There exists a curious photograph in the archive of German anthropologist and collector Wilhelm Joest (1852-1897). It shows the anteroom to his apartment in Berlin, overflowing with objects he brought from his many journeys around the globe. In the centre of the picture stands a wax figure of a younger Joest as a well-adapted fieldworker and explorer of supposedly unknown societies.
The fact that Joest ordered the statue himself and placed it so prominently in his home gives a good impression of his character – he was egocentric, ambitious, and concerned, above all, with appearances. What might be overlooked, however, are the objects arranged around the statue.
Hanging to the left and right are a series of beaded waistbands from the coastal regions of Southeast Africa. Today, these items of women’s beadwork are kept in the Rautenstrauch-Joest-Museum, Cologne, where their significance is ethnographic, pointing towards the cultural histories of their makers. Their former display next to the statue of their collector, however, challenges this straightforward synecdochical relationship and prompts the question of why a White man like Joest would have collected these immensely personal pieces of Black women’s clothing.
To answer this question, it is important to first gain a better understanding of what these beaded waistbands would have meant to their former owners. Although beaded items are often thought of today as “traditional” African clothing, they are actually a modern invention. Glass beads were first introduced to Southern Africa by European traders, replacing earlier designs that used seeds and other natural materials. The techniques for threading and sewing them spread widely during the nineteenth century, leading to an explosion of new designs to signal personal and social identities. Historian Anitra Nettleton has shown how these items became a driving force behind a confident Black South African modernity, and she also points out the irony that for European collectors like Joest, these beadworks came to stand for their racist idea of a timeless African essence. Where they should have seen a dynamic cultural and aesthetic response to the encroaching presence of European colonialism, they could only see nudity, tribalism, and tradition.
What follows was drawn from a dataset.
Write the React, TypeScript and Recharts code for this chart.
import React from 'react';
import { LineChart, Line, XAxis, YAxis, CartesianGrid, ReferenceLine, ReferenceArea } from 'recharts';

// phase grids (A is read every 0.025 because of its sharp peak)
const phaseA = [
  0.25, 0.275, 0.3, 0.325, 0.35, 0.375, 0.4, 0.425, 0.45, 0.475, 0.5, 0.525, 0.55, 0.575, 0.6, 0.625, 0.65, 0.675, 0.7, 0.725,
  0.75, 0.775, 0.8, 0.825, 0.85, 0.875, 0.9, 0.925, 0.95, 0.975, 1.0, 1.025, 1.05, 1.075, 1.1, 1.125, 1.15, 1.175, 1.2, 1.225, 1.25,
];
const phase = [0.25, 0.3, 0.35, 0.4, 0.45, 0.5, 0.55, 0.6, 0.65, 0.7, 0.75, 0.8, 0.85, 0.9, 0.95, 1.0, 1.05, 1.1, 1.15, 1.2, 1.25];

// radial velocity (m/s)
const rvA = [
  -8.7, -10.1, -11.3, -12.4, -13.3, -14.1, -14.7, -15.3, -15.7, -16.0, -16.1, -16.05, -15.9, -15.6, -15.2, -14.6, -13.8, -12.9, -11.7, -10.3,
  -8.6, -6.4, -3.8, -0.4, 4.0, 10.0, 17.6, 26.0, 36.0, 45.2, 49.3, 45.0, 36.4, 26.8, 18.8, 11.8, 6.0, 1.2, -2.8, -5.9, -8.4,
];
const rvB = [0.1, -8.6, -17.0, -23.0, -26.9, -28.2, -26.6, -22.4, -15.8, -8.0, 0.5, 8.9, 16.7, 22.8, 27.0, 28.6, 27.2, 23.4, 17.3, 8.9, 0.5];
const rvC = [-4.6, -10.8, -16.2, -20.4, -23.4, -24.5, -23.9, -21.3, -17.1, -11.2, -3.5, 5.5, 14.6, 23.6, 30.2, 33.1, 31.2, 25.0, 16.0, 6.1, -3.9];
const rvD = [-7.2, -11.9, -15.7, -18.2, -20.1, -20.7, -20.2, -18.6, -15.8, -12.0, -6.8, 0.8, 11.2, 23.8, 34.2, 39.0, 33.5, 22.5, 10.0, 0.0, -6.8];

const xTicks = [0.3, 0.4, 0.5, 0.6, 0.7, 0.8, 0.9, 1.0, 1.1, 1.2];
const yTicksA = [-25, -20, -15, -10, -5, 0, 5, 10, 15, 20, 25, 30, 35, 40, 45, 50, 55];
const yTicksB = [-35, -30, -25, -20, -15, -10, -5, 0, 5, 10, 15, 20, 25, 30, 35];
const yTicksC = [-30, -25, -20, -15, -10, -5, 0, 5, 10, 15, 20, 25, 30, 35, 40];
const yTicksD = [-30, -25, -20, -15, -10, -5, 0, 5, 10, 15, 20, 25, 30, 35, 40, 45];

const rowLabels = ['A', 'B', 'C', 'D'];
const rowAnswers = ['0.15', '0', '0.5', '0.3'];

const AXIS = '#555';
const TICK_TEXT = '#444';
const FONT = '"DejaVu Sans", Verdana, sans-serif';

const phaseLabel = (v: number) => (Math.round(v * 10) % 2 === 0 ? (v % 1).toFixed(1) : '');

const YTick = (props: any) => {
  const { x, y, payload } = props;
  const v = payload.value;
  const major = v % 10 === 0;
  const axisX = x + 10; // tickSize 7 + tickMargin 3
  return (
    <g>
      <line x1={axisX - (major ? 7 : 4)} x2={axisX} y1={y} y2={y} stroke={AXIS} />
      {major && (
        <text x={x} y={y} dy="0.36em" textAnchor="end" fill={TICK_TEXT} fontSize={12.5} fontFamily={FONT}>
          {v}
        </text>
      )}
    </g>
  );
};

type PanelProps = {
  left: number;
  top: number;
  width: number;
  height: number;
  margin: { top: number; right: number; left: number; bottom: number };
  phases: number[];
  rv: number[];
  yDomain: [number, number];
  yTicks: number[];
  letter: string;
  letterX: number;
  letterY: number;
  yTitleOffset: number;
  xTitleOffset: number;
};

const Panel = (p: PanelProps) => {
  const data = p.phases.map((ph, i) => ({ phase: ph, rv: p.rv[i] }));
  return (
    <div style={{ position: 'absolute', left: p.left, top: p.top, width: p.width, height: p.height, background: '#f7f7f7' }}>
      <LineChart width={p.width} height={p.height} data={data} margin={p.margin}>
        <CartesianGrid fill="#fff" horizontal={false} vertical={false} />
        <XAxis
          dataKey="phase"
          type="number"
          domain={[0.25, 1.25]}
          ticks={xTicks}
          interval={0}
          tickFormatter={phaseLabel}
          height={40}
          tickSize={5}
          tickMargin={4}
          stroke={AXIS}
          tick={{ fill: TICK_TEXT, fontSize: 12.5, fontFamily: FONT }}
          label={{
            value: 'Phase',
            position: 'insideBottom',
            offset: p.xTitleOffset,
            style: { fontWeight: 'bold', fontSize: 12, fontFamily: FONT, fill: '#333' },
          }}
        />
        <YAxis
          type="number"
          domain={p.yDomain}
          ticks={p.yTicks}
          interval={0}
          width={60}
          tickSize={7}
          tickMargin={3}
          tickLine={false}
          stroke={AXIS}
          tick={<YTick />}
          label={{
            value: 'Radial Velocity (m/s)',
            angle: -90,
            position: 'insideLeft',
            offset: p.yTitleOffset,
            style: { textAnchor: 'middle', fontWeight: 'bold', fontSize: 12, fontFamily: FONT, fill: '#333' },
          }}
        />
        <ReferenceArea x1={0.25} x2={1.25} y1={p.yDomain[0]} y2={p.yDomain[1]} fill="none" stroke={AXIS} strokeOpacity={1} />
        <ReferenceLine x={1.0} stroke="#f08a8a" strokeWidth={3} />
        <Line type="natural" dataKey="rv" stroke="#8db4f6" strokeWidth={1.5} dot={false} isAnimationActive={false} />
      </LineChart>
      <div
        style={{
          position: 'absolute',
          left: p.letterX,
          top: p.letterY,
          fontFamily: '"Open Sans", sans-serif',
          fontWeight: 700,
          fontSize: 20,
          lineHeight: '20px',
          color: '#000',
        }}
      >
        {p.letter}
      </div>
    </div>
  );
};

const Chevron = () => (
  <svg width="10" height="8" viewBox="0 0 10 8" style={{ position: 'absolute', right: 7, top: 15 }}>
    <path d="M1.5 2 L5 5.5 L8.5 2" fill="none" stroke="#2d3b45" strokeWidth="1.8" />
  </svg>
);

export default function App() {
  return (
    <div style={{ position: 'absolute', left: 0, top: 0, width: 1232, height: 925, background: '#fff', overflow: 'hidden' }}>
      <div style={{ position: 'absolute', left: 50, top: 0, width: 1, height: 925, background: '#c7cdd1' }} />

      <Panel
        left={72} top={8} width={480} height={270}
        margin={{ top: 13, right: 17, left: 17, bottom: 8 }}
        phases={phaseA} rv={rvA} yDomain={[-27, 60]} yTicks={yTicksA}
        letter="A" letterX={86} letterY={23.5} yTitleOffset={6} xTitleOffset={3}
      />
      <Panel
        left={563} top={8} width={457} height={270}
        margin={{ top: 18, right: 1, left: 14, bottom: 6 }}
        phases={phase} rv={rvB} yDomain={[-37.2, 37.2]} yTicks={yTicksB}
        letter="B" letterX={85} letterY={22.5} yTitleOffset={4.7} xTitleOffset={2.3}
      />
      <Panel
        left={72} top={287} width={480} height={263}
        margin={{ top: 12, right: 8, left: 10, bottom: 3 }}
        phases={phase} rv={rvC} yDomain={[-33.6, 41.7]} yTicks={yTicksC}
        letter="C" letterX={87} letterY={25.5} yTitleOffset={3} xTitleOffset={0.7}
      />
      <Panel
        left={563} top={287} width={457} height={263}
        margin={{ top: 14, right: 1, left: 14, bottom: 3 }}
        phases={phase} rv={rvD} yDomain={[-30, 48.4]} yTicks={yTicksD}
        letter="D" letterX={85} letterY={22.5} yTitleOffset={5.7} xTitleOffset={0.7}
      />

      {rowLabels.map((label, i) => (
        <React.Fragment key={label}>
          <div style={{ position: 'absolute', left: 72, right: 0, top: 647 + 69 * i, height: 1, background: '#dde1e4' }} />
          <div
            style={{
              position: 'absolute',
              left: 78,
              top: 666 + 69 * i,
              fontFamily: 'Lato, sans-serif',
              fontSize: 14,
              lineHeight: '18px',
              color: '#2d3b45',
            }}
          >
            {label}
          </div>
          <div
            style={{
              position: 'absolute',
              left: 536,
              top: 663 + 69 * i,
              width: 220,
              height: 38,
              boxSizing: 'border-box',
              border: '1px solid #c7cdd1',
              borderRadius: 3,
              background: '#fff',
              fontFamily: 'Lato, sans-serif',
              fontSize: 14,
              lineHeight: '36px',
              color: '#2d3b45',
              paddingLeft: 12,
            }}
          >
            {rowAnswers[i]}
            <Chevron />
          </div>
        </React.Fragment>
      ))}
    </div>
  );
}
European ideas about beadwork, however, were not limited to racist notions of peoples without history. For Joest and his White male compatriots, these garments also carried decidedly sexual connotations. For example, in his travelogue Um Afrika, Joest writes that “the [Zulu] girls are only pretty when they walk about […] dressed in the tiny beaded belt (see Fig. 9); on the streets of Durban they cover their upper bodies and then acquire something repulsive, almost animal-like.” Although Zulu women would have been considered fully dressed in their waistbands, Joest imagines the “tiny beaded belt” as an item of erotic clothing. Probably as a result of these voyeuristic gazes, Zulu women had begun to cover themselves when in the company of White men, and Joest is so enraged by this restriction that he immediately resorts to racist language, denying the women their humanity. Unable (for the most part) to enforce his visual access, Joest instead acquired the object that had come to stand in for their sexualised and racialised bodies – the beaded waistbands. Not only did he collect them, but he made sure to link to a photograph in the sexualising text, demonstrating his possession and ethnographic mastery of these eroticised clothes. Finally, he displayed them like trophies in his apartment, for his male visitors to see and presumably touch – after all, they were conveniently placed close to the coat hooks.
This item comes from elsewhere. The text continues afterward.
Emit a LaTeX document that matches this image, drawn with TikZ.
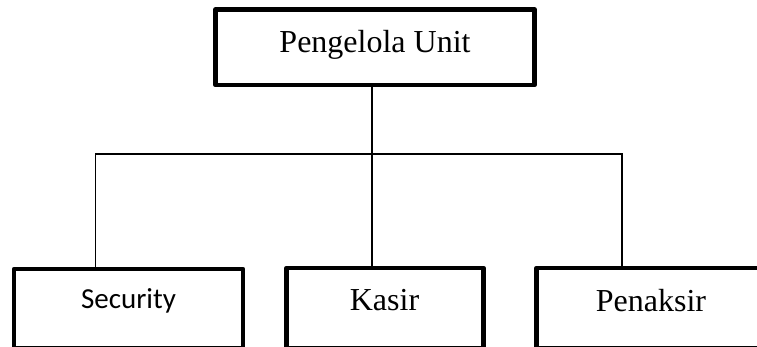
\documentclass[tikz,border=0pt]{standalone}
\usepackage{fontspec}
\setmainfont{Liberation Serif}
\newfontfamily\calibri{Carlito}
\begin{document}
\begin{tikzpicture}[x=1pt,y=-1pt,
  boxstyle/.style={draw=black,line width=4.5pt,line join=round,inner sep=0pt,outer sep=0pt,anchor=north west},
  lbl/.style={anchor=base,inner sep=0pt,font=\fontsize{32}{38}\selectfont},
  conn/.style={draw=black,line width=1.5pt}]
\useasboundingbox (0,0) rectangle (757,347);
\clip (0,0) rectangle (757,347);
% boxes
\node[boxstyle,minimum width=319pt,minimum height=75.5pt] (top) at (215.5,9.5) {};
\node[boxstyle,minimum width=229pt,minimum height=78.8pt] (sec) at (14,269) {};
\node[boxstyle,minimum width=197pt,minimum height=79.8pt] (kas) at (286.5,268) {};
\node[boxstyle,minimum width=230pt,minimum height=79.8pt] (pen) at (536.5,268) {};
% labels
\node[lbl] (ttop) at (375,53) {Pengelola Unit};
\node[lbl,font=\calibri\fontsize{29}{34}\selectfont] (tsec) at (128.5,308) {Security};
\node[lbl] (tkas) at (384.5,310) {Kasir};
\node[lbl] (tpen) at (651,311) {Penaksir};
% connectors
\coordinate (j) at (372,154);
\coordinate (l) at (95.7,154);
\coordinate (r) at (622,154);
\draw[conn] (top.south -| j) -- (j);
\draw[conn] (sec.north -| l) -- (l) -- (r) -- (pen.north -| r);
\draw[conn] (j) -- (kas.north -| j);
\end{tikzpicture}
\end{document}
What are the implications of these collection histories? First, it is important to note that Joest was not alone in his sexualisation of ethnographic objects. The White male gaze on the bodies and dress of women of colour was so commonplace in colonial anthropology that Peter Sigal, Zeb Tortorici, and Neil Whitehead have developed the concept of “ethnopornography” to describe this interplay of racialisation and sexualisation. Second, in today’s museums, this history is often ignored or actively hidden, and (beaded) clothing is displayed as an innocent marker of cultural identity. What is needed, then, is a new curatorial language that openly addresses the intrusive behaviour of collectors and the ongoing power dynamics inherent in the display of their collections. Like Joest, contemporary visitors may look at these waistbands with a desire for the racialised and sexualised bodies of Black women, and this continuity must be addressed and disrupted. Finally, it is important not to reduce the waistbands to their violent collecting history – before they were acquired, they embodied pride and identity, and as such, they can also become material for empowering counter-histories today.
Sigal, Pete, Zeb Tortorici, and Neil L. Whitehead, eds. Ethnopornography. Sexuality, Colonialism, and Archival Knowledge. Durham & London: Duke University Press, 2020.
Deußen, Carl, and Anne Haeming, eds. Aus Indien Nach Santa Cruz Durch Die Ethnologie. Fragmente Des Forschungsreisenden Wilhelm Joest. Berlin: Matthes & Seitz, 2023.
Haeming, Anne. Der Gesammelte Joest. Biografie Eines Ethnologen. Berlin: Matthes & Seitz, 2023.